ROE or return on equity is a useful tool to assess how effectively a company can generate returns on the investment it received from its shareholders. Put another way, it reveals the company’s success at turning shareholder investments into profits.
Return on equity can be calculated by using the formula:
Return on Equity = Net Profit (from continuing operations) ÷ Shareholders’ Equity
So, based on the above formula, the ROE for Global Industrial is:
22% = US$61m ÷ US$281m (Based on the trailing twelve months to December 2024).
The ‘return’ is the income the business earned over the last year. So, this means that for every $1 of its shareholder’s investments, the company generates a profit of $0.22.
See our latest analysis for Global Industrial
Thus far, we have learned that ROE measures how efficiently a company is generating its profits. Based on how much of its profits the company chooses to reinvest or “retain”, we are then able to evaluate a company’s future ability to generate profits. Assuming all else is equal, companies that have both a higher return on equity and higher profit retention are usually the ones that have a higher growth rate when compared to companies that don’t have the same features.

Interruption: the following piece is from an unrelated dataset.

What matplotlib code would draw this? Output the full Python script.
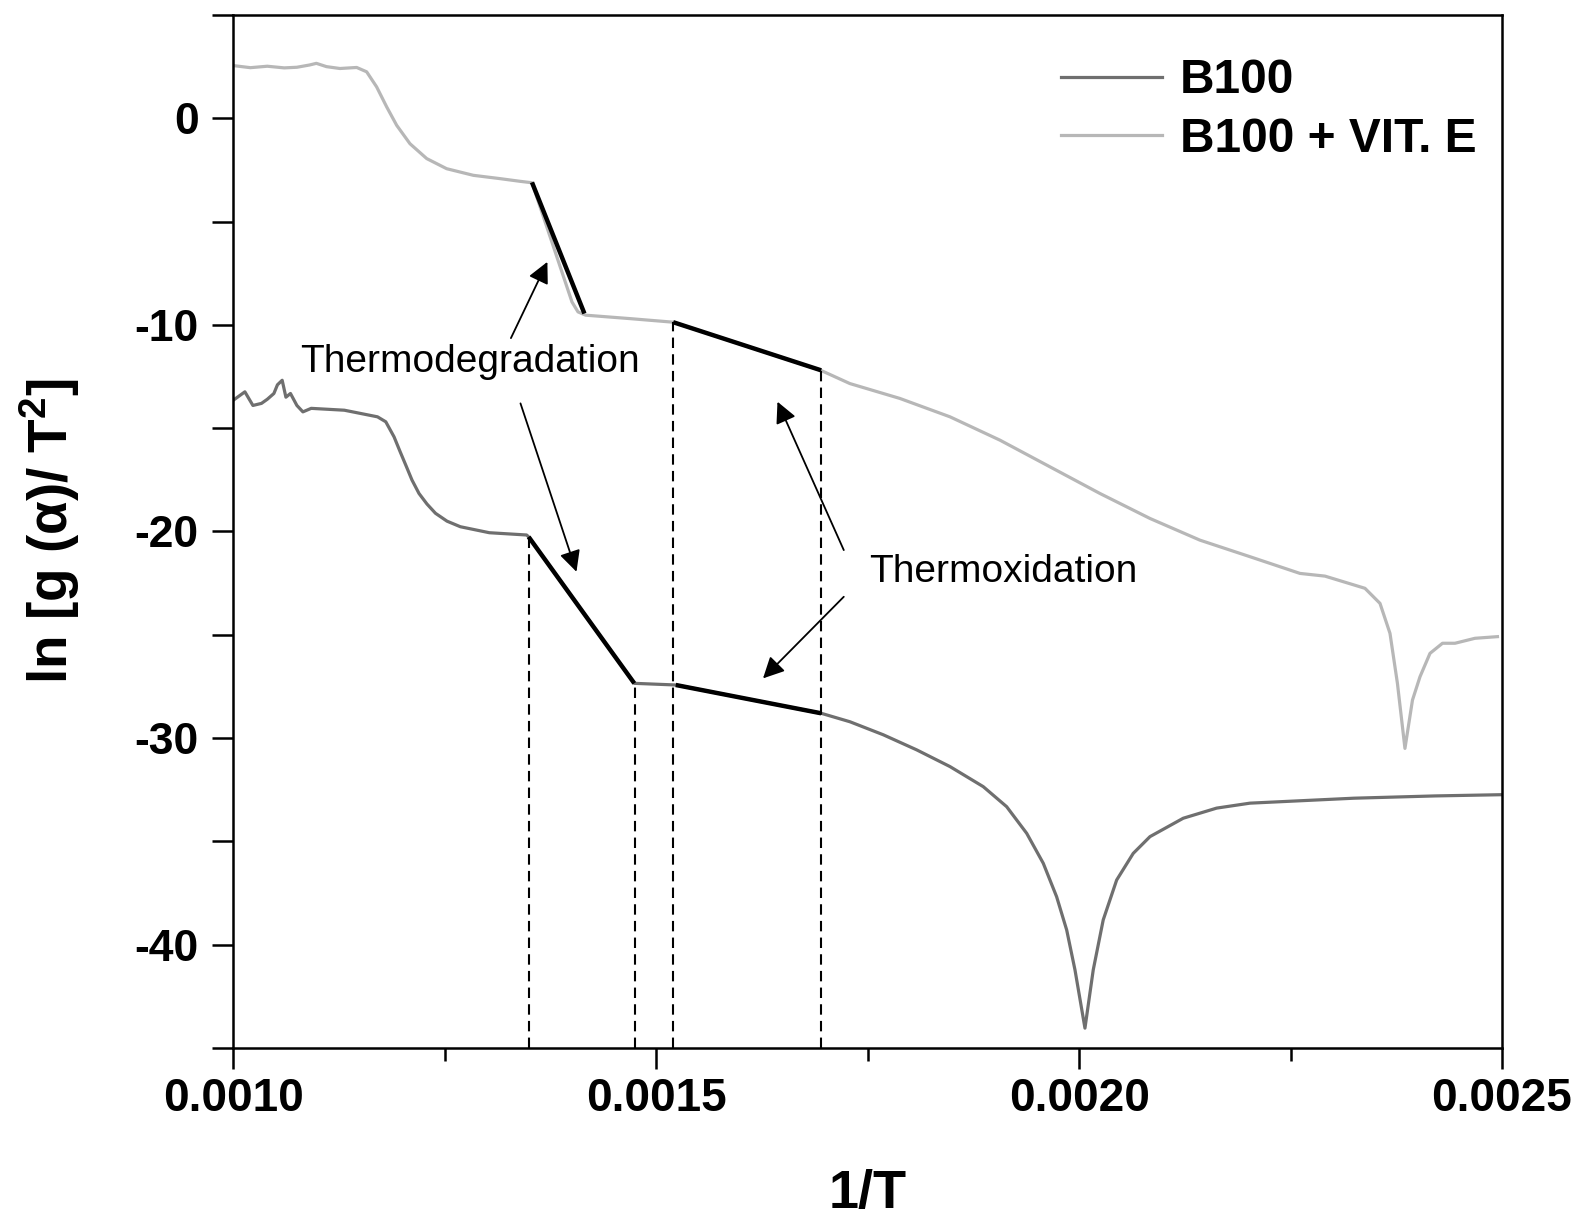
import numpy as np
import matplotlib
matplotlib.use("Agg")
import matplotlib.pyplot as plt
from matplotlib.ticker import MultipleLocator, FormatStrFormatter

plt.rcParams['font.family'] = ['Liberation Sans', 'DejaVu Sans']
plt.rcParams['axes.unicode_minus'] = False
plt.rcParams['mathtext.fontset'] = 'custom'
plt.rcParams['mathtext.bf'] = 'Liberation Sans:bold'
plt.rcParams['mathtext.rm'] = 'Liberation Sans'

# B100 + VIT. E (upper, light grey)
x_vit = [0.0010, 0.00102, 0.00104, 0.00106, 0.001075, 0.00109, 0.001098, 0.00111,
         0.0011259, 0.0011457, 0.0011575, 0.0011693, 0.0011812, 0.001193,
         0.0012087, 0.0012285, 0.0012521, 0.0012836, 0.0013151, 0.0013388, 0.001353,
         0.0014003, 0.0014074, 0.0014165, 0.001470, 0.00152,
         0.001694, 0.0017289, 0.001788, 0.0018473, 0.0019064, 0.0019655,
         0.0020246, 0.0020838, 0.0021429, 0.002202, 0.0022612, 0.0022907,
         0.002338, 0.0023558, 0.0023676, 0.0023764, 0.0023853, 0.0023942,
         0.0024031, 0.0024149, 0.0024297, 0.0024445, 0.0024681, 0.0024947]
y_vit = [2.55, 2.45, 2.52, 2.44, 2.47, 2.58, 2.66, 2.5,
         2.41, 2.46, 2.25, 1.52, 0.55, -0.34,
         -1.23, -1.95, -2.44, -2.76, -2.92, -3.05, -3.12,
         -8.89, -9.37, -9.53, -9.70, -9.87,
         -12.19, -12.84, -13.56, -14.45, -15.58, -16.87,
         -18.16, -19.37, -20.42, -21.22, -22.03, -22.16,
         -22.75, -23.48, -24.93, -27.35, -30.50, -28.16,
         -27.03, -25.90, -25.41, -25.41, -25.17, -25.09]

# B100 (lower, dark grey)
x_b100 = [0.0010, 0.0010135, 0.001023, 0.0010331, 0.001040, 0.0010478, 0.001052,
          0.0010576, 0.001062, 0.0010674, 0.001075, 0.0010821, 0.0010919,
          0.0011311, 0.0011703, 0.0011801, 0.0011899, 0.0011968, 0.0012046,
          0.0012111, 0.0012194, 0.0012288, 0.0012389, 0.0012525, 0.0012683,
          0.0013026, 0.0013467, 0.001349,
          0.001474, 0.001523, 0.001695, 0.001729, 0.0017684, 0.0018079,
          0.0018473, 0.0018866, 0.0019143, 0.001938, 0.0019576, 0.0019734,
          0.0019853, 0.0019951, 0.0020069, 0.0020167, 0.0020285, 0.0020444,
          0.002064, 0.0020838, 0.0021231, 0.0021626, 0.002202, 0.002325,
          0.0024206, 0.0025]
y_b100 = [-13.64, -13.24, -13.9, -13.80, -13.6, -13.32, -12.9,
          -12.68, -13.5, -13.32, -13.9, -14.21, -14.04,
          -14.13, -14.45, -14.69, -15.42, -16.11, -16.87,
          -17.51, -18.16, -18.67, -19.12, -19.5, -19.77,
          -20.06, -20.17, -20.26,
          -27.35, -27.43, -28.80, -29.21, -29.84, -30.57,
          -31.38, -32.35, -33.32, -34.61, -36.06, -37.68,
          -39.29, -41.22, -44.04, -41.22, -38.80, -36.87,
          -35.58, -34.77, -33.88, -33.39, -33.15, -32.91,
          -32.80, -32.74]

# linear fit segments (x0, y0, x1, y1)
fits = [(0.001353, -3.10, 0.001415, -9.45),
        (0.00152, -9.87, 0.001695, -12.20),
        (0.001349, -20.26, 0.001474, -27.35),
        (0.001523, -27.43, 0.001695, -28.80)]

# vertical dashed markers (x, top value)
dash_x = [0.00135, 0.001475, 0.00152, 0.001695]
dash_top = [-20.3, -27.35, -9.85, -12.2]

fig = plt.figure(figsize=(15.85, 12.19), dpi=100)
ax = fig.add_axes([0.1473, 0.1403, 0.8003, 0.8474])

ax.plot(x_b100, y_b100, color='#6f6f6f', lw=2.3, label='B100')
ax.plot(x_vit, y_vit, color='#b7b7b7', lw=2.3, label='B100 + VIT. E')

for x0, y0, x1, y1 in fits:
    ax.plot([x0, x1], [y0, y1], color='black', lw=3.2, solid_capstyle='butt')

ax.vlines(dash_x, -45, dash_top, colors='black', lw=1.5, linestyles=(0, (5, 3)))

arrow = dict(arrowstyle='-|>', color='black', lw=1.3, mutation_scale=32,
             shrinkA=0, shrinkB=0)
ax.annotate('', xy=(0.0013712, -6.95), xytext=(0.0013281, -10.64), arrowprops=arrow)
ax.annotate('', xy=(0.0014056, -21.95), xytext=(0.0013394, -13.80), arrowprops=arrow)
ax.annotate('', xy=(0.0016433, -13.72), xytext=(0.0017217, -20.90), arrowprops=arrow)
ax.annotate('', xy=(0.0016262, -27.11), xytext=(0.0017217, -23.16), arrowprops=arrow)

ax.text(0.0012797, -11.8, 'Thermodegradation', fontsize=28, ha='center', va='center')
ax.text(0.0017515, -21.96, 'Thermoxidation', fontsize=28, ha='left', va='center')

ax.set_xlim(0.0010, 0.0025)
ax.set_ylim(-45, 5)
ax.xaxis.set_major_locator(MultipleLocator(0.0005))
ax.xaxis.set_minor_locator(MultipleLocator(0.00025))
ax.xaxis.set_major_formatter(FormatStrFormatter('%.4f'))
ax.yaxis.set_major_locator(MultipleLocator(10))
ax.yaxis.set_minor_locator(MultipleLocator(5))

ax.tick_params(axis='both', which='both', direction='out', width=1.8,
               top=False, right=False)
ax.tick_params(axis='x', which='major', length=15, pad=6, labelsize=33)
ax.tick_params(axis='x', which='minor', length=9)
ax.tick_params(axis='y', which='major', length=15, pad=10, labelsize=32)
ax.tick_params(axis='y', which='minor', length=15)
for lab in ax.get_xticklabels() + ax.get_yticklabels():
    lab.set_fontweight('bold')
for sp in ax.spines.values():
    sp.set_linewidth(1.8)

ax.set_xlabel('1/T', fontsize=39, fontweight='bold')
ax.set_ylabel('ln [g (α)/ T$^{\\mathbf{2}}$]', fontsize=39.5, fontweight='bold')
ax.xaxis.set_label_coords(0.5, -0.117)
ax.yaxis.set_label_coords(-0.1195, 0.5)

ax.legend(loc='upper left', bbox_to_anchor=(0.6523, 0.958), frameon=False,
          prop={'size': 34.5, 'weight': 'bold'}, handlelength=2.1,
          handletextpad=0.38, labelspacing=0.28, borderpad=0, borderaxespad=0)

fig.savefig('out.png', dpi=100)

To start with, Global Industrial’s ROE looks acceptable. On comparing with the average industry ROE of 15% the company’s ROE looks pretty remarkable. However, for some reason, the higher returns aren’t reflected in Global Industrial’s meagre five year net income growth average of 4.8%. This is interesting as the high returns should mean that the company has the ability to generate high growth but for some reason, it hasn’t been able to do so. We reckon that a low growth, when returns are quite high could be the result of certain circumstances like low earnings retention or poor allocation of capital.